Create a list of all recurring activities:

- Weekly report generation
- Alert acknowledgements
- Manual deployment steps
- Restarting services

🔹 2. Score Each Task on “Toil Scale”

Create a scoring matrix:

Task	Manual	Repetitive	Automatable	Urgency	Toil Score
Restarting pods	✅	✅	✅	High	3
Debugging memory leak	❌	❌	❌	High	0
Weekly CPU report	✅	✅	✅	Low	3

Focus on tasks with highest Toil Score.

🔹 3. Automate Using Tools

Tool	Use Case
Bash/Python	Small scripts to start
Ansible	Automate infra/config
Terraform	Infra provisioning
Jenkins/GitHub Actions	CI/CD workflows
Prometheus + Alertmanager	Alerting automation
PagerDuty/Opsgenie	Auto-remediation hooks
Runbooks + Automation	Click-to-run fixes

🔹 4. Introduce Auto-Remediation

Example: Auto-restart failed pods in Kubernetes

apiVersion: v1
kind: Pod
metadata:
  name: resilient-app
spec:
  containers:
  - name: app
    image: my-app
    livenessProbe:
      httpGet:
        path: /healthz
        port: 8080
      initialDelaySeconds: 3
      periodSeconds: 5

With liveness probes, Kubernetes eliminates the need for manual restarts.

🔹 5. Alert Intelligently

Bad:

“Disk usage > 80%”

Good:

“Disk usage projected to reach 100% in 3 hours”

Even better:

Automatically clean up temp files or notify owner before alerting.

Use suppressions, alert deduplication, and runbook links to avoid Toil from noisy alerts.

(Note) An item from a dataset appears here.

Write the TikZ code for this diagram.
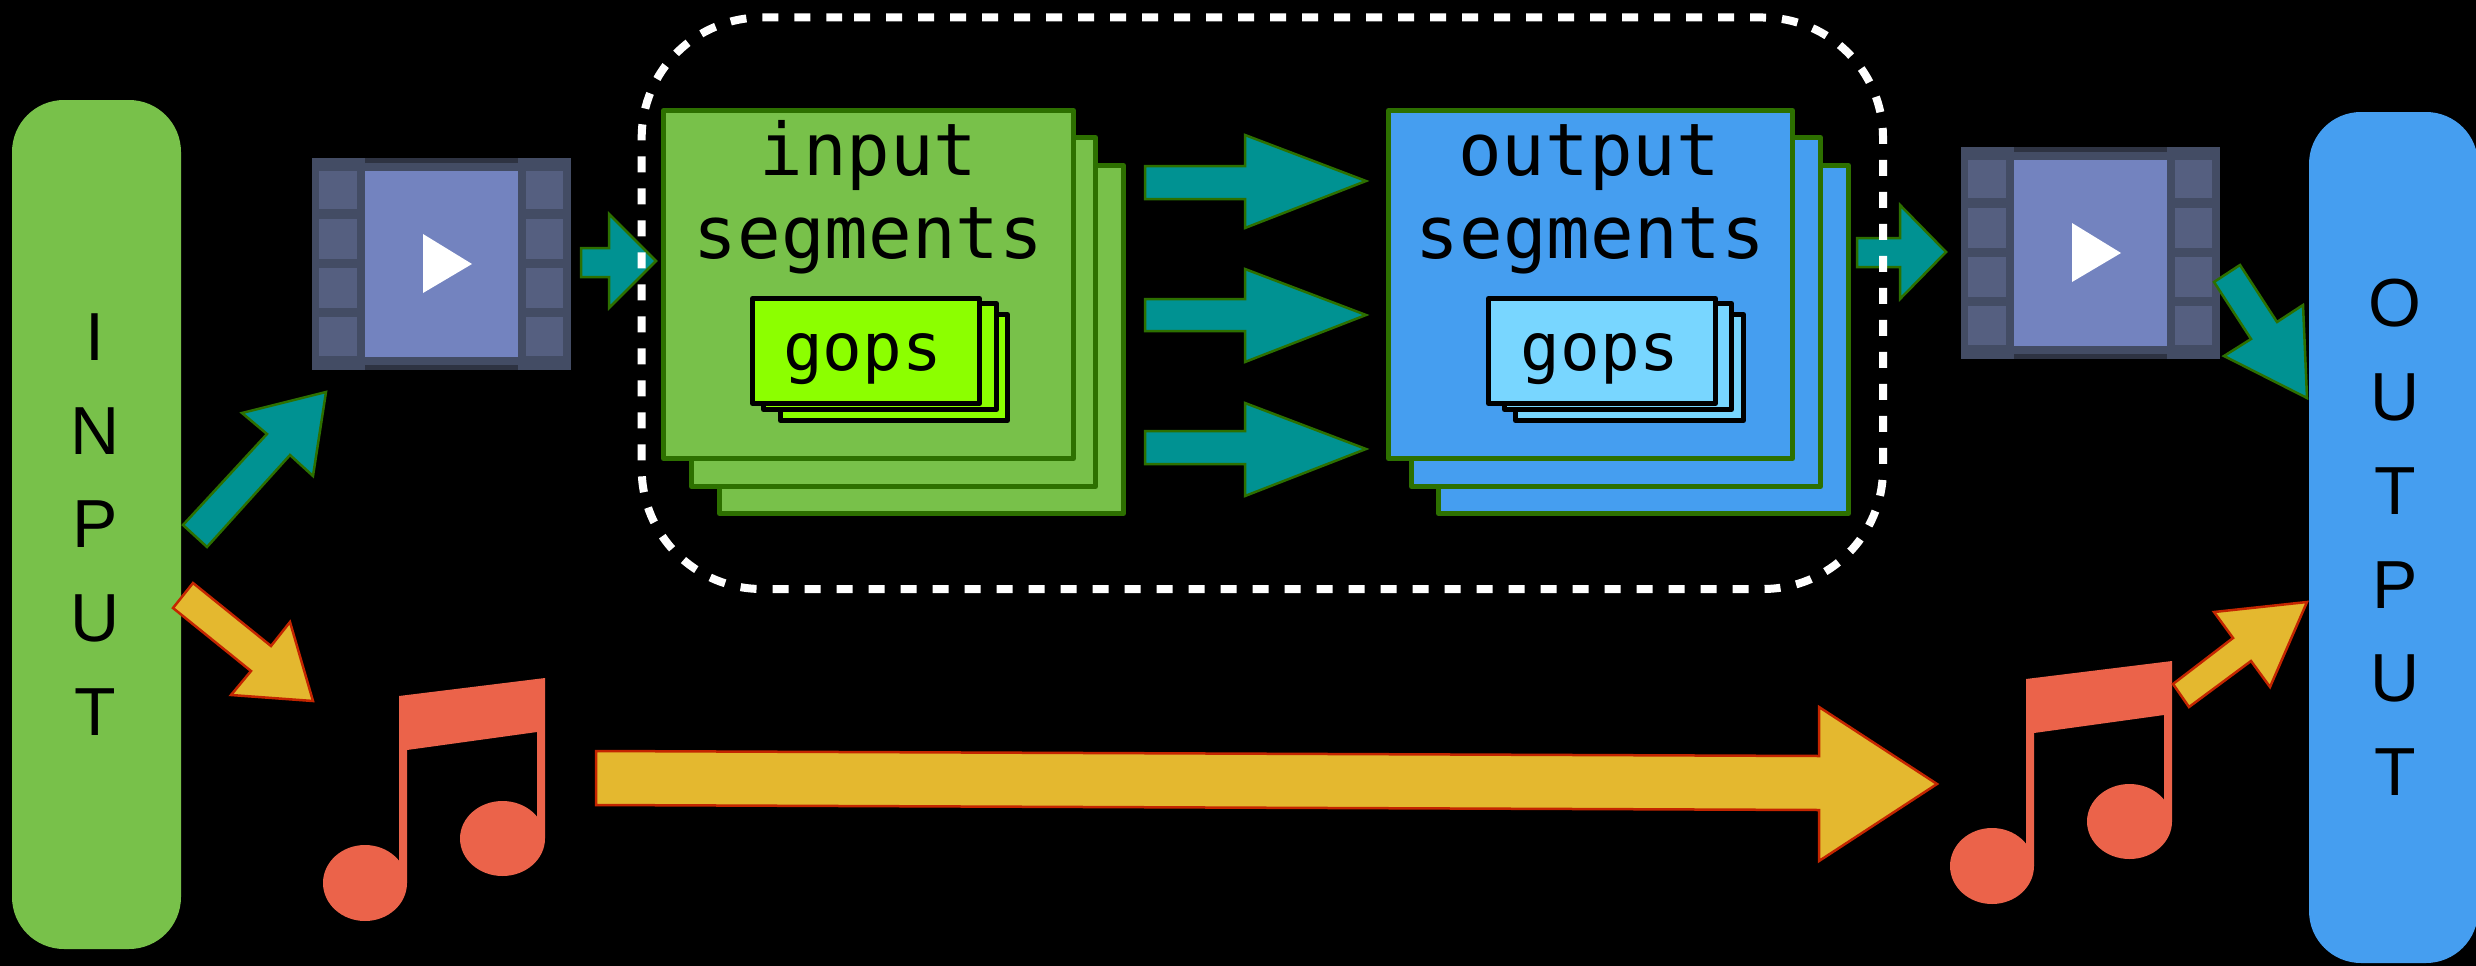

🔹 6. Measure Toil Reduction

Track metrics like:

Metric	Example Tool
Time spent per incident	Jira, PagerDuty logs
# of repeated manual tasks	Custom spreadsheet
Alert volume per on-call	Prometheus
Automation coverage	CI/CD stats

Create a Toil Dashboard to monitor improvements.

💼 Real-World Example: Toil Reduction Project

Problem:

Every on-call SRE had to:

Manually restart a failing job
Archive logs to S3
Email stakeholders

Solution:

Created a Jenkins pipeline triggered via API
Used kubectl to auto-restart job
Uploaded logs via aws s3 cp
Sent Slack messages using Webhooks

Result: 80% reduction in manual toil during on-call.

📊 Summary: SRE Toil Elimination Mindset

Step	Description
Identify	Use logs and retros
Quantify	Track frequency and time
Prioritize	Automate high-toil tasks first
Automate	Use the right tool for the task
Monitor	Show visible reduction

🔚 Final Thoughts

Toil is the silent killer of productivity and innovation in SRE. Reducing toil:

Boosts engineer happiness
Improves system reliability
Frees time for strategic projects

“If you do something more than twice, automate it.”